**** Data listing ****

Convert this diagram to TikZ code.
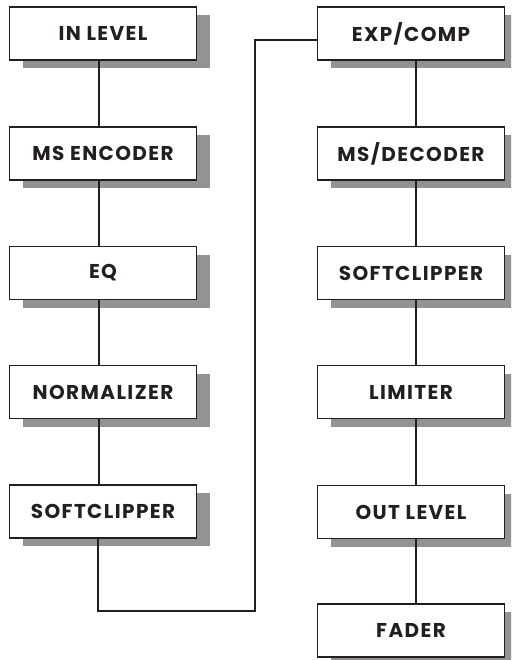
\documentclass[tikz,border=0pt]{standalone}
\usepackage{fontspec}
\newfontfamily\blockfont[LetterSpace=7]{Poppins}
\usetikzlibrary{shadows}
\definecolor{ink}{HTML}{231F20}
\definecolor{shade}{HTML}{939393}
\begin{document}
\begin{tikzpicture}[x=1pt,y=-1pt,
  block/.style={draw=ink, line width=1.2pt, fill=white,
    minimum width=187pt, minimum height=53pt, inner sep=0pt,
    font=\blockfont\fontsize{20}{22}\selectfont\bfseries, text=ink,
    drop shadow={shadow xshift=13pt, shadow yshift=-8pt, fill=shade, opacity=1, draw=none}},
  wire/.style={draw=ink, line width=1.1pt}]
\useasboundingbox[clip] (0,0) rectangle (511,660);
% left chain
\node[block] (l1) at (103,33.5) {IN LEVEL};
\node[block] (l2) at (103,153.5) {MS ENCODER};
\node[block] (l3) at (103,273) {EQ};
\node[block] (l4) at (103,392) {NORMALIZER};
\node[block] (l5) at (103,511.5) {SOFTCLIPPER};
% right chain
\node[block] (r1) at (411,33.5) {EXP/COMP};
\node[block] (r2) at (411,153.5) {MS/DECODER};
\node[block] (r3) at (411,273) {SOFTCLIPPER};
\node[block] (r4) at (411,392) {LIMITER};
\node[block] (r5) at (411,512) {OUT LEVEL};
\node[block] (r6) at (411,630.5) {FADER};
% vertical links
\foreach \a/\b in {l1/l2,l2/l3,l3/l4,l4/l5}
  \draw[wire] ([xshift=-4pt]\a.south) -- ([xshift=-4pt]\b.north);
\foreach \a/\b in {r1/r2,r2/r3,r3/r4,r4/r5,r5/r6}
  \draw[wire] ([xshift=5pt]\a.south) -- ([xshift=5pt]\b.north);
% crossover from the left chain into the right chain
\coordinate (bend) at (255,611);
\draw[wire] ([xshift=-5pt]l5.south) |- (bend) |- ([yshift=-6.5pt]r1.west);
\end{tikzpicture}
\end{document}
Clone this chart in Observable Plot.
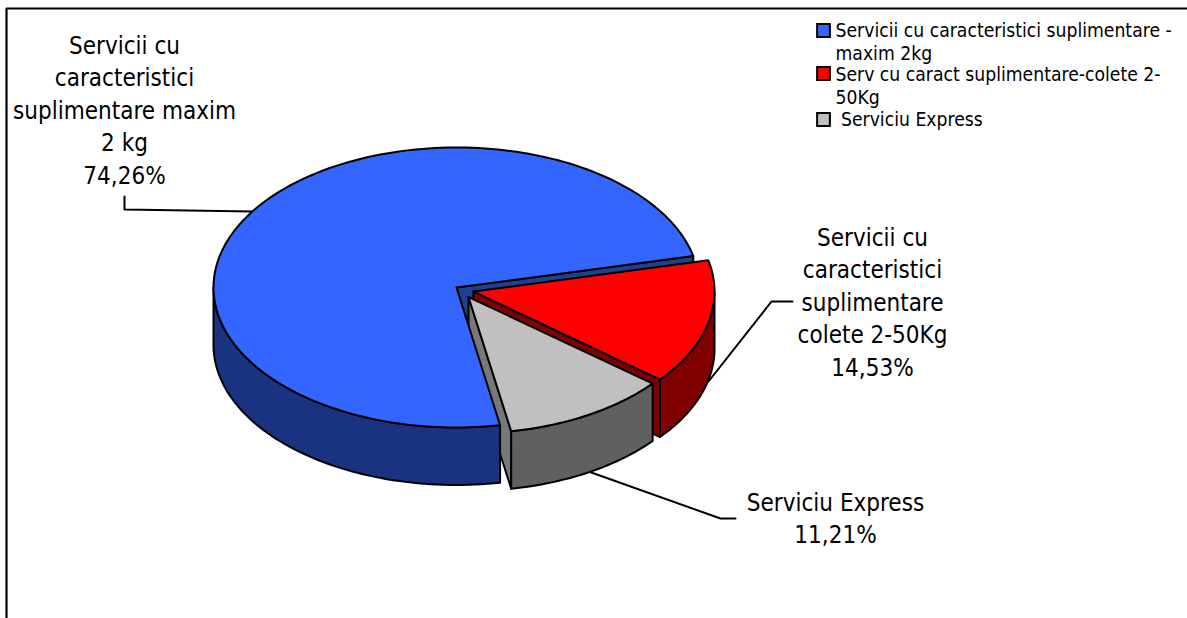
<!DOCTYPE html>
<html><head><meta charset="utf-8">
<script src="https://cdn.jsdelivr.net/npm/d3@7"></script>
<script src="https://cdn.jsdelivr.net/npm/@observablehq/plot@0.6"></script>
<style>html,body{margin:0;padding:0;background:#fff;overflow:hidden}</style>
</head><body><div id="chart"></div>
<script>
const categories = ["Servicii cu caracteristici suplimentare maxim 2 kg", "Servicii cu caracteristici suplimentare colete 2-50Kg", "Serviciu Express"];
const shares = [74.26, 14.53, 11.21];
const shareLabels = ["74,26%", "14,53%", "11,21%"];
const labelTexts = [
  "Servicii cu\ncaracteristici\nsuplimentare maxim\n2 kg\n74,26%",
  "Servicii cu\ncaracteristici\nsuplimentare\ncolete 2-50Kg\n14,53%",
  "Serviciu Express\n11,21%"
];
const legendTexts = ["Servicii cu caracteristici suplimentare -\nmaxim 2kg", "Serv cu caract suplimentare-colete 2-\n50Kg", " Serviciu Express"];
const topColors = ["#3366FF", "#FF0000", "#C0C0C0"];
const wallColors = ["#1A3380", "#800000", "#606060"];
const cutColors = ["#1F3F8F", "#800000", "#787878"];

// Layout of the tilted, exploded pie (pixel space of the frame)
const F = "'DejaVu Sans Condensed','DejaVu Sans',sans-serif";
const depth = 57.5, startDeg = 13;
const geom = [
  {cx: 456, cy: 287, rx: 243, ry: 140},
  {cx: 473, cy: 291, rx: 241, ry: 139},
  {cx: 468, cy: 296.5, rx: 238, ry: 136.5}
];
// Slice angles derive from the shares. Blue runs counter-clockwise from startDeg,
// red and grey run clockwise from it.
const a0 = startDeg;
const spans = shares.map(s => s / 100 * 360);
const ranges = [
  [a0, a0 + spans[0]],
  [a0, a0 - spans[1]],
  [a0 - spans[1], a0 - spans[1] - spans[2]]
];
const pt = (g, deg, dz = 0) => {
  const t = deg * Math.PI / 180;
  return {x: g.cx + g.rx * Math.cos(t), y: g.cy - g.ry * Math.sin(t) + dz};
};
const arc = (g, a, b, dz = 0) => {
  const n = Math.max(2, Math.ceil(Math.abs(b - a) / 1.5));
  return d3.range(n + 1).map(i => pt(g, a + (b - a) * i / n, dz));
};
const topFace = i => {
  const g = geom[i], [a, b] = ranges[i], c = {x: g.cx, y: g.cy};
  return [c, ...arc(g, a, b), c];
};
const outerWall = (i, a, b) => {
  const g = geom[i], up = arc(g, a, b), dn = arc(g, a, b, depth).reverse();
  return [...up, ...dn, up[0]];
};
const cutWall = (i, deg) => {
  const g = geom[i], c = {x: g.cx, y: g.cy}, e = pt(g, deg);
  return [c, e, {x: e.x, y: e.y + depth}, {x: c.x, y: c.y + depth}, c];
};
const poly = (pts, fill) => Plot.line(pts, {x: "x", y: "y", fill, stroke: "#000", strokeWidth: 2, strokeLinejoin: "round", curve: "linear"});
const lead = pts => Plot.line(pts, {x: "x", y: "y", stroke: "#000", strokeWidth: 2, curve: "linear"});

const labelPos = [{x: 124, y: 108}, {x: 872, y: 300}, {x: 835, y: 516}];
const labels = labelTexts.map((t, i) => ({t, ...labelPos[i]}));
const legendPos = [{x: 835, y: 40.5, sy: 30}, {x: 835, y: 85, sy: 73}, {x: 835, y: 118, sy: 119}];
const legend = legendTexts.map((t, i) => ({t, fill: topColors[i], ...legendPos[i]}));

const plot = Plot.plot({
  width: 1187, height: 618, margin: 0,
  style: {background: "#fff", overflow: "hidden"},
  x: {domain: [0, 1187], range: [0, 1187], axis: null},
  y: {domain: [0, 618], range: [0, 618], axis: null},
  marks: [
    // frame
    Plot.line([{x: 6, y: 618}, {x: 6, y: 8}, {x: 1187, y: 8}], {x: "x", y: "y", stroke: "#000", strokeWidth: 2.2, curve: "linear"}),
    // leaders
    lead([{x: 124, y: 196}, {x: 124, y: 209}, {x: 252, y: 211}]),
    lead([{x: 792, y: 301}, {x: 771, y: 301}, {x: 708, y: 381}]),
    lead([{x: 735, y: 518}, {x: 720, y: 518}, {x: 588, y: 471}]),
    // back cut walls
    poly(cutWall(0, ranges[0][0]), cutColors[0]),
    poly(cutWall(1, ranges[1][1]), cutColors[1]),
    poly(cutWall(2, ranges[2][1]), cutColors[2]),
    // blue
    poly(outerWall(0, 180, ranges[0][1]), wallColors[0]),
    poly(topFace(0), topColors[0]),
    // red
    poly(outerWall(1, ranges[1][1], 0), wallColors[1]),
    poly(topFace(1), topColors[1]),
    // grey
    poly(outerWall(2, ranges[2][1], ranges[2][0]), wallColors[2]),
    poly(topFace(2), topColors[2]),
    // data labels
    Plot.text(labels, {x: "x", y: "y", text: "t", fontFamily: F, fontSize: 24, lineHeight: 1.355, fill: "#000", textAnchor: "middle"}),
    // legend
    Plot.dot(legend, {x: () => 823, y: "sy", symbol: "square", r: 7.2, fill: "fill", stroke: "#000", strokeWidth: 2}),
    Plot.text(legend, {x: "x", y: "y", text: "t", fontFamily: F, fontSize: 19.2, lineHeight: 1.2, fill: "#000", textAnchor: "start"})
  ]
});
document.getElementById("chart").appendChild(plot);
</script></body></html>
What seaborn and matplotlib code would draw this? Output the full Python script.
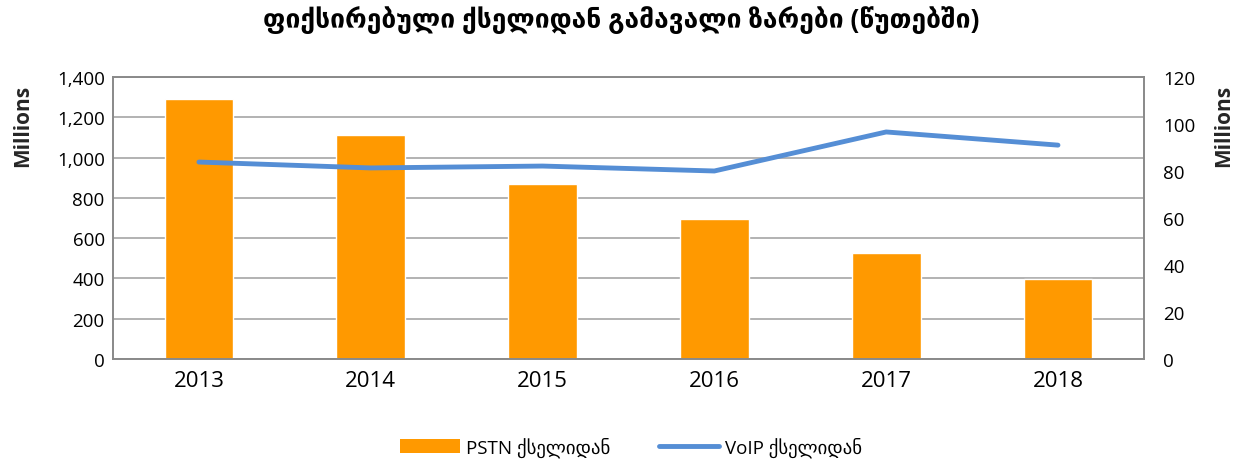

****

Say how many lines in the records above hold "draw", and give no other text.

7